Don't stop crying. It helps. Don't stop thinking about or talking to your golden. Don't stop going to see her. It will all help you. She went peacefully, in her sleep, and didn't suffer. Most of us here were not that fortunate to find them resting in a deep sleep of natural causes. You do not have the emotional guilt trips to deal with on top of the pain. Feel blessed that you were fortunate enought to be a part of a special furchild's life for 15 years and know that she is in a better place where she is running and eating ham biscuits again.

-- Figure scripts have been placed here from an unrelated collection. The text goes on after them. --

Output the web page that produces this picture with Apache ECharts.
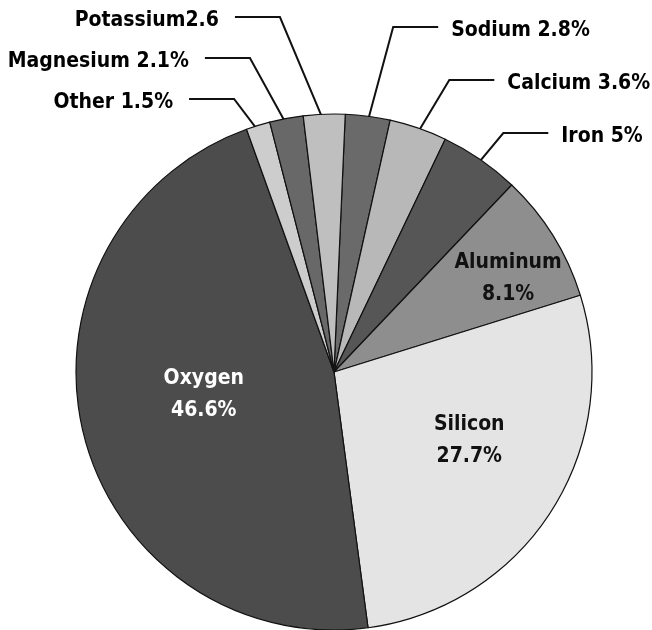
<!DOCTYPE html>
<html><head><meta charset="utf-8">
<script src="https://cdn.jsdelivr.net/npm/echarts@6/dist/echarts.min.js"></script>
<style>html,body{margin:0;padding:0;background:#fff}#c{width:652px;height:630px}</style>
</head><body><div id="c"></div>
<script>
// ---- data ----
const categories = ['Sodium', 'Calcium', 'Iron', 'Aluminum', 'Silicon', 'Oxygen', 'Other', 'Magnesium', 'Potassium'];
const values = [2.8, 3.6, 5, 8.1, 27.7, 46.6, 1.5, 2.1, 2.6];
const labelFormats = ['{b} {c}%', '{b} {c}%', '{b} {c}%', '{b}\n{c}%', '{b}\n{c}%', '{b}\n{c}%', '{b} {c}%', '{b} {c}%', '{b}{c}'];

// ---- style / layout ----
const sliceColors = ['#6a6a6a', '#b8b8b8', '#565656', '#8e8e8e', '#e4e4e4', '#4c4c4c', '#cdcdcd', '#686868', '#bfbfbf'];
const insideLabel = [false, false, false, true, true, true, false, false, false];
const insideTextColor = ['#000', '#000', '#000', '#111', '#111', '#fff', '#000', '#000', '#000'];
const insideShift = [null, null, null, [62, -24], [24, -2], [-2, -9], null, null, null];
const CX = 334, CY = 372, R = 258, START = 87.5;
const FONT = "'Liberation Sans Narrow', 'DejaVu Sans Condensed', 'Roboto Condensed', sans-serif";
const SIDE = {
  L: { top: 17, gap: 41, slopes: [0.42, 0.55, 0.76], textGap: 16 },
  R: { top: 27, gap: 53, slopes: [0.27, 0.6, 0.83], textGap: 13 }
};

// mid angles (derived from values) to rank outside labels per side
const total = values.reduce((a, b) => a + b, 0);
const mids = [];
let acc = START;
values.forEach(v => { const span = v / total * 360; mids.push(acc - span / 2); acc -= span; });
const rank = {};
['L', 'R'].forEach(side => {
  const idx = values.map((v, i) => i).filter(i => !insideLabel[i] && ((Math.cos(mids[i] * Math.PI / 180) < 0) === (side === 'L')));
  idx.sort((a, b) => Math.sin(mids[b] * Math.PI / 180) - Math.sin(mids[a] * Math.PI / 180));
  idx.forEach((i, k) => rank[i] = k);
});

const chart = echarts.init(document.getElementById('c'), null, { renderer: 'canvas' });
chart.setOption({
  animation: false,
  backgroundColor: '#fff',
  series: [{
    type: 'pie',
    center: [CX, CY],
    radius: R,
    startAngle: START,
    clockwise: true,
    avoidLabelOverlap: false,
    itemStyle: { borderColor: '#111', borderWidth: 1.2 },
    emphasis: { disabled: true },
    label: {
      show: true,
      position: 'outside',
      fontFamily: FONT,
      fontWeight: 'bold',
      fontSize: 21,
      color: '#000'
    },
    labelLine: { show: true, lineStyle: { color: '#111', width: 2 } },
    labelLayout: function (p) {
      const i = p.dataIndex;
      if (insideLabel[i]) {
        return { dx: insideShift[i][0], dy: insideShift[i][1] };
      }
      const a = mids[i] * Math.PI / 180;
      const dir = Math.cos(a) < 0 ? -1 : 1;
      const s = SIDE[dir < 0 ? 'L' : 'R'];
      const r0 = R - 9;
      const x0 = CX + r0 * Math.cos(a), y0 = CY - r0 * Math.sin(a);
      const k = rank[i];
      const yE = s.top + k * s.gap;
      const xE = x0 + dir * s.slopes[k] * (y0 - yE);
      const xEnd = xE + dir * 45;
      return {
        x: xEnd + dir * s.textGap,
        y: yE + 4,
        align: dir < 0 ? 'right' : 'left',
        verticalAlign: 'middle',
        labelLinePoints: [[x0, y0], [xE, yE], [xEnd, yE]]
      };
    },
    data: categories.map((name, i) => ({
      name: name,
      value: values[i],
      itemStyle: { color: sliceColors[i] },
      label: insideLabel[i]
        ? { position: 'inside', formatter: labelFormats[i], color: insideTextColor[i], lineHeight: 32, align: 'center' }
        : { formatter: labelFormats[i] },
      labelLine: { show: !insideLabel[i] }
    }))
  }]
});
</script>
</body></html>
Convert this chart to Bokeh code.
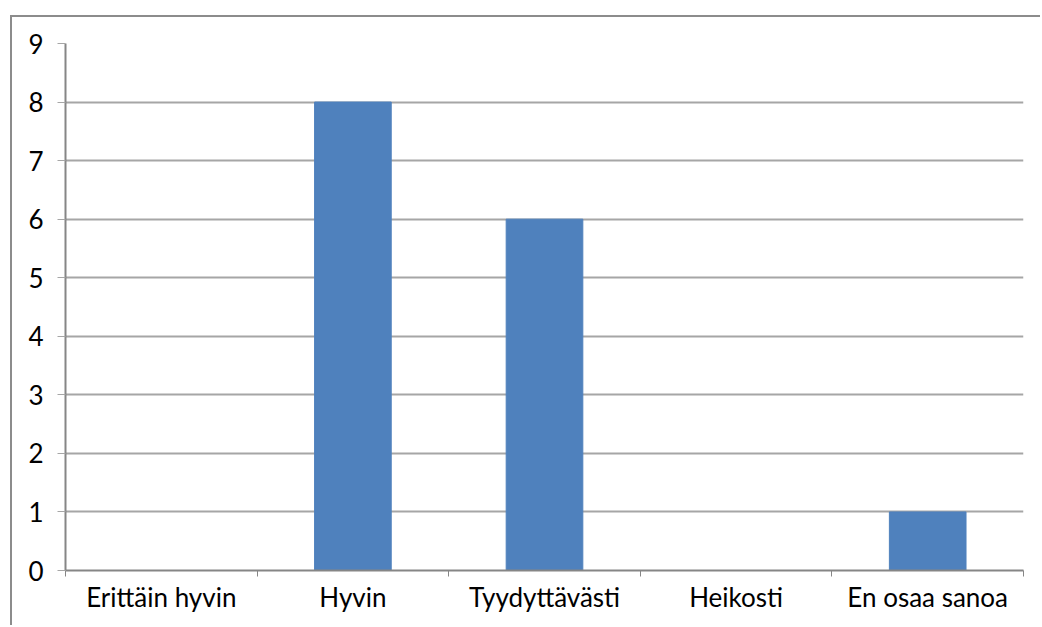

Keep coming back here. We will all help you through it.
Sonda
erica
Apr 23 2006, 05:15 PM
Thanks I will continue to come back here. Tomorrow should be better, i will be at school, and at school there is less time to dwell and be miserable. I am so fortunate to have had her go on her own time. With the loss of my first pet named kc more difficult to cope with because he was put to sleep,before i even said goodbye. I hope it gets easier. It has to at my moms house we have 8 dogs, i have no idea how i am going to deal with losing all them. Ill take it one day at a time i suppose.
BooBoo's Mom
Apr 23 2006, 06:38 PM
I am sorry for your loss. I have had to deal with 3 dog deaths in my life. All lived long, good lives. All I can tell you is that it will be terrible for a little while, but will get better as time goes on. Just remember that our dogs are happy waiting for us and it's just a temporary separation. They would not want us to be so upset. They would want us to be happy and enjoy life until we are all together again. Death is just a part of life and it happens to all animals and humans. Just be happy that your dog had a great, long life and died so peacefully.